• _Aim_
Quote the listing below in full and exactly as written, but omit every picture.

** Begin Information shown **

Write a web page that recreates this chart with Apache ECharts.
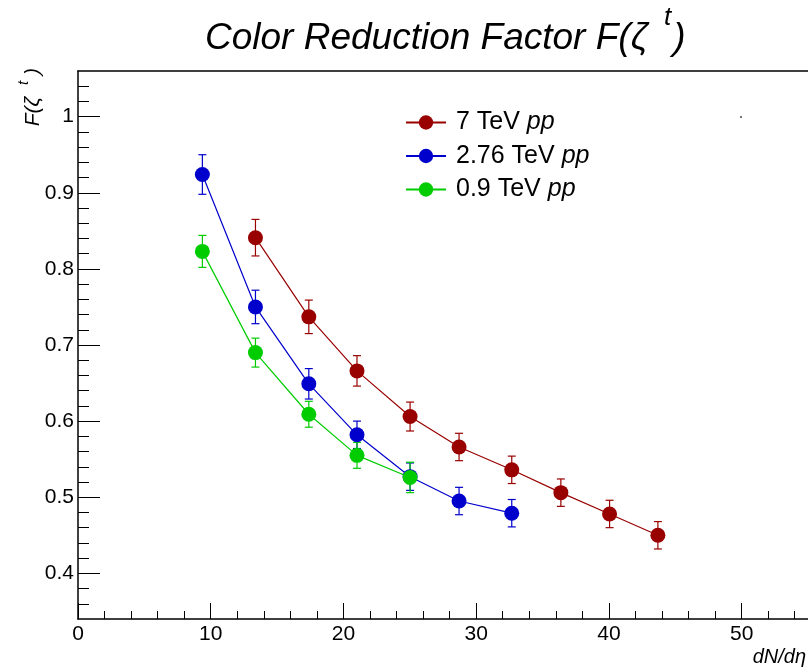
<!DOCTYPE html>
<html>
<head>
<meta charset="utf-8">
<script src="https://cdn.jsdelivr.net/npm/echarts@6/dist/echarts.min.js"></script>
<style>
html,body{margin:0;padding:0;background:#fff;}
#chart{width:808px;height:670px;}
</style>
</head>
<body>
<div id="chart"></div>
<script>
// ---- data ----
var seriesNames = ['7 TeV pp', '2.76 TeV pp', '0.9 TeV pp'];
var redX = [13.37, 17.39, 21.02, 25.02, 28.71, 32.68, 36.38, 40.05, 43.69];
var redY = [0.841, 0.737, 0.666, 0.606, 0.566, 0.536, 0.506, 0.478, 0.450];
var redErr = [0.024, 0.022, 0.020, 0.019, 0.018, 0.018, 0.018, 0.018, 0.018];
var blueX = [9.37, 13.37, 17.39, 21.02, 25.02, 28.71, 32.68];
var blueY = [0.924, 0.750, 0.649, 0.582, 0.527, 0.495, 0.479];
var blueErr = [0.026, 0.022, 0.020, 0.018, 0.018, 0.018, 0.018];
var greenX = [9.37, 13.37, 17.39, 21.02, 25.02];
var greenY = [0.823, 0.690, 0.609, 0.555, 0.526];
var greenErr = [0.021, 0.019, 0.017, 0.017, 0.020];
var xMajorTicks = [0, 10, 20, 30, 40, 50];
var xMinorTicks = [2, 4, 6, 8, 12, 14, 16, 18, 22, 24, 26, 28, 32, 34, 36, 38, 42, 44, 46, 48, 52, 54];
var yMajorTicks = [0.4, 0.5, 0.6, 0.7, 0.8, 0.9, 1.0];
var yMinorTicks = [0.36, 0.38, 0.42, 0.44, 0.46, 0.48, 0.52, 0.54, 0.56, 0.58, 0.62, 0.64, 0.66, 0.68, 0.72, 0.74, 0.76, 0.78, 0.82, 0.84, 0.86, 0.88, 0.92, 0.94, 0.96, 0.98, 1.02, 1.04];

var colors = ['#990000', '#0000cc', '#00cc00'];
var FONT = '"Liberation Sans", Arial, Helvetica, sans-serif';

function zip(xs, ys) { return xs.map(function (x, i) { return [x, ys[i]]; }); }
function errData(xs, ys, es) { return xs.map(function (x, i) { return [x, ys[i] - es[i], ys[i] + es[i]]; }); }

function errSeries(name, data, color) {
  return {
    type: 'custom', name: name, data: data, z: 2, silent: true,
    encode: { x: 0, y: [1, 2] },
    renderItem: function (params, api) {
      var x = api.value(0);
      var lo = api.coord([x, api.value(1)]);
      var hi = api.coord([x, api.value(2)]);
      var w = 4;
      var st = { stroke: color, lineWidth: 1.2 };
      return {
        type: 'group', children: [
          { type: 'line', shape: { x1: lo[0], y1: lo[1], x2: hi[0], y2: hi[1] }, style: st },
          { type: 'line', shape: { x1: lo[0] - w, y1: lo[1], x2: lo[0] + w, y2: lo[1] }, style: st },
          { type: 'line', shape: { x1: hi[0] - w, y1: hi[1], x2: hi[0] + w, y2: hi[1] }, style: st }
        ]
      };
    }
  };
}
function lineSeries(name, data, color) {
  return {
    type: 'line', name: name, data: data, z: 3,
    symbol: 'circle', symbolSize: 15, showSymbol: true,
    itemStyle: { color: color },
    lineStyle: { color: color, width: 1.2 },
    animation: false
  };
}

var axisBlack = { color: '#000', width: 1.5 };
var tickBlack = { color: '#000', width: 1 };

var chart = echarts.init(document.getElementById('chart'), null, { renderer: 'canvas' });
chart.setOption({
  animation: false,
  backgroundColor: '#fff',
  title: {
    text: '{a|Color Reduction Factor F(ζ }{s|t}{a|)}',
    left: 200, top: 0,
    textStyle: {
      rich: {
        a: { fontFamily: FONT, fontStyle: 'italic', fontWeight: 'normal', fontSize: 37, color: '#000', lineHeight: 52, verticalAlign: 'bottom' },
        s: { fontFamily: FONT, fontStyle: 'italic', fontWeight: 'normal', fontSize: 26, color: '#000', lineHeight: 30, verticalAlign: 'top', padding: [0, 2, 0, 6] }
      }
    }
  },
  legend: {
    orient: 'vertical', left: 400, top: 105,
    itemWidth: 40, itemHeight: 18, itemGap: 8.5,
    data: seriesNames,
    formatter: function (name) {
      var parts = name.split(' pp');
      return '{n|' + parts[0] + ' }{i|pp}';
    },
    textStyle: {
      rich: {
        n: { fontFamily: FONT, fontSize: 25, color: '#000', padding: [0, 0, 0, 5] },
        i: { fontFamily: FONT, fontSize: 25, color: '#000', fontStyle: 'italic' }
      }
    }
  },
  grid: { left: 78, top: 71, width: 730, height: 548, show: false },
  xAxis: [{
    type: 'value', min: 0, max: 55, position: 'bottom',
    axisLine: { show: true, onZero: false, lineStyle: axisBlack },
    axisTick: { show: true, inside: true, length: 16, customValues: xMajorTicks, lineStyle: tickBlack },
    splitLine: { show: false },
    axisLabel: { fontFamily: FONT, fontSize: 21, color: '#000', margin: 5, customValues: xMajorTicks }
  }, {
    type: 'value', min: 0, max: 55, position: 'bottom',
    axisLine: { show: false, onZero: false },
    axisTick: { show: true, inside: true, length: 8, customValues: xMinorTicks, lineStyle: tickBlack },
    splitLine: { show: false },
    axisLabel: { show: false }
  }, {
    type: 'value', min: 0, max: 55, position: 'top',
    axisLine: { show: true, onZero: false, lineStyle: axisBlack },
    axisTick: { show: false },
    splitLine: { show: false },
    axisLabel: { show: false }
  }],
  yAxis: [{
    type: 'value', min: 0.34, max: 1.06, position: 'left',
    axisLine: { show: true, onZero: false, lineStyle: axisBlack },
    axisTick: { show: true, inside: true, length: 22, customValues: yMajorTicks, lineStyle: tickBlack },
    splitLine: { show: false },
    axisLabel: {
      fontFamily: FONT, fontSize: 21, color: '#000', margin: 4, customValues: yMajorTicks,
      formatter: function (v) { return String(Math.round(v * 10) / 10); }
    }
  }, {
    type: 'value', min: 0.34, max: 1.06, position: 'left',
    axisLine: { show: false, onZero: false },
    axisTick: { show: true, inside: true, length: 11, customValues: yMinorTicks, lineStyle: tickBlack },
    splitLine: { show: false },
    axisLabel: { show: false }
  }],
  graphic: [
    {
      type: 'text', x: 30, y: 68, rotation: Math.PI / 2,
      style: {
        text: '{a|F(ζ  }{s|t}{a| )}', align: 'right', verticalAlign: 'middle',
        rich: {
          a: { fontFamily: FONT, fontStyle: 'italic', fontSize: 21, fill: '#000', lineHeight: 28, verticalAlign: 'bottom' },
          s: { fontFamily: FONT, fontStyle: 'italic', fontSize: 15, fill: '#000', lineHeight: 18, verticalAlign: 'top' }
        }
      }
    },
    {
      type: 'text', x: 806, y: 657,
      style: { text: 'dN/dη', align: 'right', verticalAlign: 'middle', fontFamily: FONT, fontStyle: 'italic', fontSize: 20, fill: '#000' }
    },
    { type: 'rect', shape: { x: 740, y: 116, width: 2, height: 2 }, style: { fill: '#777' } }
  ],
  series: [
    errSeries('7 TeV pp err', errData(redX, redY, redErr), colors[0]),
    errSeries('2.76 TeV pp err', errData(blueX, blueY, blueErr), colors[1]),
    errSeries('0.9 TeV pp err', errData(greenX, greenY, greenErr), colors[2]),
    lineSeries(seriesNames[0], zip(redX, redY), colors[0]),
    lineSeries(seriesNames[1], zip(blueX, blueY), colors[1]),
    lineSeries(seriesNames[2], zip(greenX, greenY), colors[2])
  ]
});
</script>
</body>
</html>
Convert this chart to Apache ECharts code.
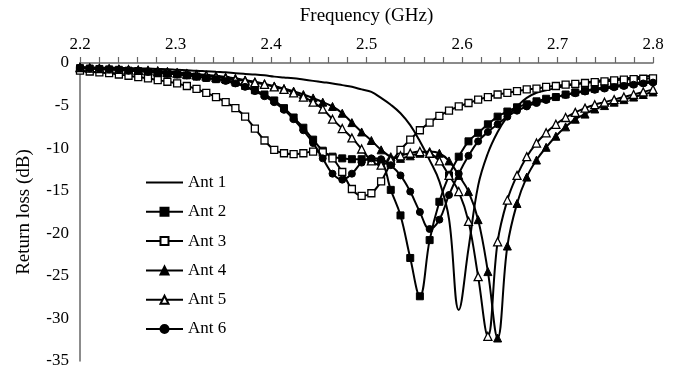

** End Information shown **

• _In response_
Write a web page that recreates this chart with Apache ECharts.
<!DOCTYPE html>
<html>
<head>
<meta charset="utf-8">
<script src="https://cdn.jsdelivr.net/npm/echarts@6/dist/echarts.min.js"></script>
<style>
html,body{margin:0;padding:0;background:#fff;}
#chart{width:808px;height:670px;}
</style>
</head>
<body>
<div id="chart"></div>
<script>
// ---- data ----
var seriesNames = ['7 TeV pp', '2.76 TeV pp', '0.9 TeV pp'];
var redX = [13.37, 17.39, 21.02, 25.02, 28.71, 32.68, 36.38, 40.05, 43.69];
var redY = [0.841, 0.737, 0.666, 0.606, 0.566, 0.536, 0.506, 0.478, 0.450];
var redErr = [0.024, 0.022, 0.020, 0.019, 0.018, 0.018, 0.018, 0.018, 0.018];
var blueX = [9.37, 13.37, 17.39, 21.02, 25.02, 28.71, 32.68];
var blueY = [0.924, 0.750, 0.649, 0.582, 0.527, 0.495, 0.479];
var blueErr = [0.026, 0.022, 0.020, 0.018, 0.018, 0.018, 0.018];
var greenX = [9.37, 13.37, 17.39, 21.02, 25.02];
var greenY = [0.823, 0.690, 0.609, 0.555, 0.526];
var greenErr = [0.021, 0.019, 0.017, 0.017, 0.020];
var xMajorTicks = [0, 10, 20, 30, 40, 50];
var xMinorTicks = [2, 4, 6, 8, 12, 14, 16, 18, 22, 24, 26, 28, 32, 34, 36, 38, 42, 44, 46, 48, 52, 54];
var yMajorTicks = [0.4, 0.5, 0.6, 0.7, 0.8, 0.9, 1.0];
var yMinorTicks = [0.36, 0.38, 0.42, 0.44, 0.46, 0.48, 0.52, 0.54, 0.56, 0.58, 0.62, 0.64, 0.66, 0.68, 0.72, 0.74, 0.76, 0.78, 0.82, 0.84, 0.86, 0.88, 0.92, 0.94, 0.96, 0.98, 1.02, 1.04];

var colors = ['#990000', '#0000cc', '#00cc00'];
var FONT = '"Liberation Sans", Arial, Helvetica, sans-serif';

function zip(xs, ys) { return xs.map(function (x, i) { return [x, ys[i]]; }); }
function errData(xs, ys, es) { return xs.map(function (x, i) { return [x, ys[i] - es[i], ys[i] + es[i]]; }); }

function errSeries(name, data, color) {
  return {
    type: 'custom', name: name, data: data, z: 2, silent: true,
    encode: { x: 0, y: [1, 2] },
    renderItem: function (params, api) {
      var x = api.value(0);
      var lo = api.coord([x, api.value(1)]);
      var hi = api.coord([x, api.value(2)]);
      var w = 4;
      var st = { stroke: color, lineWidth: 1.2 };
      return {
        type: 'group', children: [
          { type: 'line', shape: { x1: lo[0], y1: lo[1], x2: hi[0], y2: hi[1] }, style: st },
          { type: 'line', shape: { x1: lo[0] - w, y1: lo[1], x2: lo[0] + w, y2: lo[1] }, style: st },
          { type: 'line', shape: { x1: hi[0] - w, y1: hi[1], x2: hi[0] + w, y2: hi[1] }, style: st }
        ]
      };
    }
  };
}
function lineSeries(name, data, color) {
  return {
    type: 'line', name: name, data: data, z: 3,
    symbol: 'circle', symbolSize: 15, showSymbol: true,
    itemStyle: { color: color },
    lineStyle: { color: color, width: 1.2 },
    animation: false
  };
}

var axisBlack = { color: '#000', width: 1.5 };
var tickBlack = { color: '#000', width: 1 };

var chart = echarts.init(document.getElementById('chart'), null, { renderer: 'canvas' });
chart.setOption({
  animation: false,
  backgroundColor: '#fff',
  title: {
    text: '{a|Color Reduction Factor F(ζ }{s|t}{a|)}',
    left: 200, top: 0,
    textStyle: {
      rich: {
        a: { fontFamily: FONT, fontStyle: 'italic', fontWeight: 'normal', fontSize: 37, color: '#000', lineHeight: 52, verticalAlign: 'bottom' },
        s: { fontFamily: FONT, fontStyle: 'italic', fontWeight: 'normal', fontSize: 26, color: '#000', lineHeight: 30, verticalAlign: 'top', padding: [0, 2, 0, 6] }
      }
    }
  },
  legend: {
    orient: 'vertical', left: 400, top: 105,
    itemWidth: 40, itemHeight: 18, itemGap: 8.5,
    data: seriesNames,
    formatter: function (name) {
      var parts = name.split(' pp');
      return '{n|' + parts[0] + ' }{i|pp}';
    },
    textStyle: {
      rich: {
        n: { fontFamily: FONT, fontSize: 25, color: '#000', padding: [0, 0, 0, 5] },
        i: { fontFamily: FONT, fontSize: 25, color: '#000', fontStyle: 'italic' }
      }
    }
  },
  grid: { left: 78, top: 71, width: 730, height: 548, show: false },
  xAxis: [{
    type: 'value', min: 0, max: 55, position: 'bottom',
    axisLine: { show: true, onZero: false, lineStyle: axisBlack },
    axisTick: { show: true, inside: true, length: 16, customValues: xMajorTicks, lineStyle: tickBlack },
    splitLine: { show: false },
    axisLabel: { fontFamily: FONT, fontSize: 21, color: '#000', margin: 5, customValues: xMajorTicks }
  }, {
    type: 'value', min: 0, max: 55, position: 'bottom',
    axisLine: { show: false, onZero: false },
    axisTick: { show: true, inside: true, length: 8, customValues: xMinorTicks, lineStyle: tickBlack },
    splitLine: { show: false },
    axisLabel: { show: false }
  }, {
    type: 'value', min: 0, max: 55, position: 'top',
    axisLine: { show: true, onZero: false, lineStyle: axisBlack },
    axisTick: { show: false },
    splitLine: { show: false },
    axisLabel: { show: false }
  }],
  yAxis: [{
    type: 'value', min: 0.34, max: 1.06, position: 'left',
    axisLine: { show: true, onZero: false, lineStyle: axisBlack },
    axisTick: { show: true, inside: true, length: 22, customValues: yMajorTicks, lineStyle: tickBlack },
    splitLine: { show: false },
    axisLabel: {
      fontFamily: FONT, fontSize: 21, color: '#000', margin: 4, customValues: yMajorTicks,
      formatter: function (v) { return String(Math.round(v * 10) / 10); }
    }
  }, {
    type: 'value', min: 0.34, max: 1.06, position: 'left',
    axisLine: { show: false, onZero: false },
    axisTick: { show: true, inside: true, length: 11, customValues: yMinorTicks, lineStyle: tickBlack },
    splitLine: { show: false },
    axisLabel: { show: false }
  }],
  graphic: [
    {
      type: 'text', x: 30, y: 68, rotation: Math.PI / 2,
      style: {
        text: '{a|F(ζ  }{s|t}{a| )}', align: 'right', verticalAlign: 'middle',
        rich: {
          a: { fontFamily: FONT, fontStyle: 'italic', fontSize: 21, fill: '#000', lineHeight: 28, verticalAlign: 'bottom' },
          s: { fontFamily: FONT, fontStyle: 'italic', fontSize: 15, fill: '#000', lineHeight: 18, verticalAlign: 'top' }
        }
      }
    },
    {
      type: 'text', x: 806, y: 657,
      style: { text: 'dN/dη', align: 'right', verticalAlign: 'middle', fontFamily: FONT, fontStyle: 'italic', fontSize: 20, fill: '#000' }
    },
    { type: 'rect', shape: { x: 740, y: 116, width: 2, height: 2 }, style: { fill: '#777' } }
  ],
  series: [
    errSeries('7 TeV pp err', errData(redX, redY, redErr), colors[0]),
    errSeries('2.76 TeV pp err', errData(blueX, blueY, blueErr), colors[1]),
    errSeries('0.9 TeV pp err', errData(greenX, greenY, greenErr), colors[2]),
    lineSeries(seriesNames[0], zip(redX, redY), colors[0]),
    lineSeries(seriesNames[1], zip(blueX, blueY), colors[1]),
    lineSeries(seriesNames[2], zip(greenX, greenY), colors[2])
  ]
});
</script>
</body>
</html>
Convert this chart to Apache ECharts code.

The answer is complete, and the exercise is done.